Fernando Pérez Valdés is a Cuban documentary filmmaker who graduated from the Cuban Institute of Cinematographic Art and Industry (ICAIC), where he started as an assistant in 1962. He worked as a film critic in various publications and taught at the School of Cinema in San Antonio de los Baños. Between 1975 and 1985, he made several short films, and from 1978 to 1982, he contributed to the ICAIC newsreels. He directed two short films with Jesús Díaz: Puerto Rico (1975) and Crónica de la victoria (1975). After that, he directed solo films such as Cascos blancos (1975), Cabinda (1977), La sexta parte del mundo (1977), Siembro viento de mi ciudad (1978), Sábado rojo (1978), Monimbo es Nicaragua (1979), 4000 niños (1980), Las armas invisibles (1981), Mineros (1981), Camilo (1982), and Omara (1983). He co-directed La isla del tesoro azul (1985) with Roger Montanés.

He made his feature film debut with the drama Clandestinos (1987), followed by other dramas such as Hello Hemingway (1990) and La vida es Silbar (1997). He won the San Sebastián Film Festival award for his only fictional medium-length film, Madagascar (1994). In 2003, he directed the documentary Suite Habana. In 2007, he received Cuba’s National Film Award.
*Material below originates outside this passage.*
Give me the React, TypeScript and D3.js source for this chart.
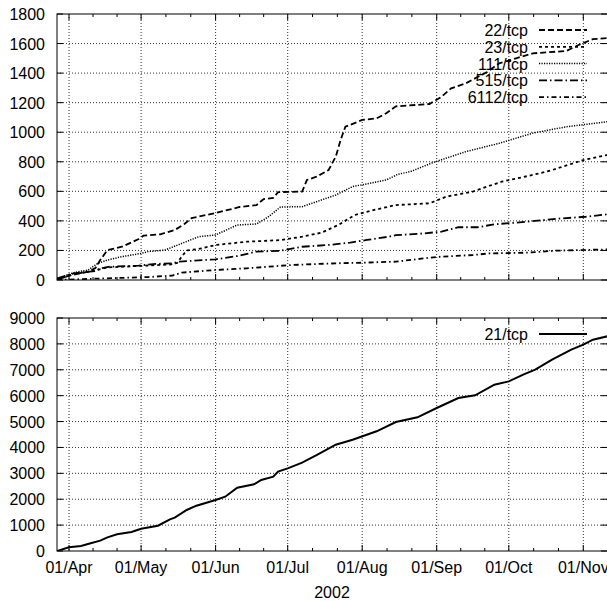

He went on to direct feature films such as Madrigal (2007), José Martí: el ojo del canario (2010), and La pared de las palabras (2014). El ojo del canario received the Colón de Plata and Best Art Direction awards at the Ibero-American Film Festival in Huelva (Spain) and the Coral Award for Direction at the International New Latin American Cinema Festival in Havana (Cuba).